I keep thinking “I need to figure out what I’m going to do with my life” My lease ends in June. If I don’t find a job by then, I’m going to have to pack up and move back home to the East coast–to be quite frank, I’m not completely opposed to the idea, but I’m not completely for it either. Some part of me feels like I should be panicking, but I’m actually quite calm about the whole ordeal.
I’d like to find a job and make some money, but I’m not in a rush to lose a portion of my soul to corporate America; the land of suits, and ties, neutral wardrobes, and minimal style. Perhaps I’m naive, but I genuinely believe there is something great in store for me life something beyond corporate America and working for someone else.

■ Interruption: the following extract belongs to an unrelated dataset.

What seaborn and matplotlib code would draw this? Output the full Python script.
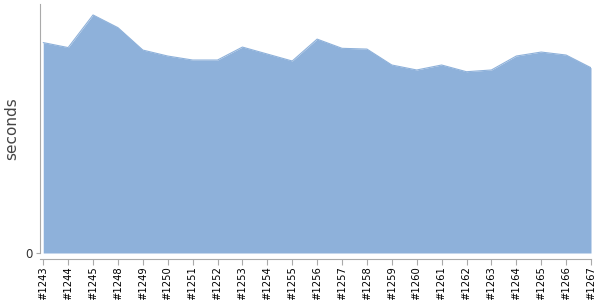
import matplotlib
matplotlib.use("Agg")
import matplotlib.pyplot as plt
import seaborn as sns
import pandas as pd
import numpy as np

builds = ["#1243", "#1244", "#1245", "#1248", "#1249", "#1250", "#1251", "#1252",
          "#1253", "#1254", "#1255", "#1256", "#1257", "#1258", "#1259", "#1260",
          "#1261", "#1262", "#1263", "#1264", "#1265", "#1266", "#1267"]
seconds = [84.5, 82.5, 95.6, 90.5, 81.5, 79.1, 77.5, 77.5,
           82.7, 79.9, 77.1, 85.9, 82.2, 81.9, 75.5, 73.5,
           75.5, 72.8, 73.5, 79.1, 80.7, 79.5, 74.4]

df = pd.DataFrame({"build": builds, "seconds": seconds})
df["pos"] = np.arange(len(df))

sns.set_style("white")
plt.rcParams["font.family"] = ["DejaVu Sans"]

fig = plt.figure(figsize=(6, 3), dpi=100)
ax = fig.add_axes([40/600, 1-253/300, (591-40)/600, (253-4)/300])

color = "#8eb1da"
sns.lineplot(data=df, x="pos", y="seconds", ax=ax, color=color, linewidth=0.8)
ax.fill_between(df["pos"], 0, df["seconds"], color=color, linewidth=0)

ax.set_xlim(-0.13, len(df) - 1)
ax.set_ylim(0, 100)
ax.set_xticks(df["pos"])
ax.set_xticklabels(df["build"])
ax.set_yticks([0])
ax.set_yticklabels(["0"])
ax.set_xlabel("")
ax.set_ylabel("seconds", fontsize=11, color="#444444")
ax.yaxis.set_label_coords(-0.037, 0.5)

for s in ["top", "right"]:
    ax.spines[s].set_visible(False)
ax.spines["left"].set_color("#aaaaaa")
ax.spines["bottom"].set_color("#aaaaaa")
ax.spines["bottom"].set_position(("outward", 4))
ax.tick_params(axis="x", length=4, color="#aaaaaa", pad=1.5, bottom=True,
               labelrotation=90, labelsize=7.2, labelcolor="black")
ax.tick_params(axis="y", length=3, color="#aaaaaa", pad=2, left=True,
               labelsize=8.5, labelcolor="#333333")

fig.savefig("out.png", dpi=100)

I suppose this is where my issue with the education system lies. College is a period of discovery. It’s a time of experimentation, of creativity, and extraordinary conversation. It’s four–sometimes five…okay, sometimes six–years of pushing the norm, trying new things, and learning how you, in particular, are uniquely different from, yet strikingly similar to all of the world’s inhabitants. And then you graduate, and all of a sudden, in many ways, you are expected to bottle up your individuality and sell it to the highest bidder in a spruced up deluxe package on parchment in the form of a cover letter and resumé. Your conversations then turn from those striking Honor’s College conversations you once had about Plato’s Apology and the impact of Billie Holiday, to tired work jokes in the break room about how your boss’ tie is always too short.
My favorite college professor once told me,
“Many people live their lives without expecting great things to be in store for them; not realizing that, that is a self-fulfilling prophecy. There’s no reason that you shouldn’t be wildly ambitious in your life, but to do that you have to take everything that you do seriously. Have a sense of taking some control over your life as opposed to feeling buffeted. To make your fortune, you need to have faith in yourself.”
I’ve thought of those words of wisdom every day since I first heard them. Perhaps that’s why I’m not worried or scared–I’m too busy praying for guidance and being wildly ambitious.
11 For I know the plans I have for you,” declares the Lord, “plans to prosper you and not to harm you, plans to give you hope and a future.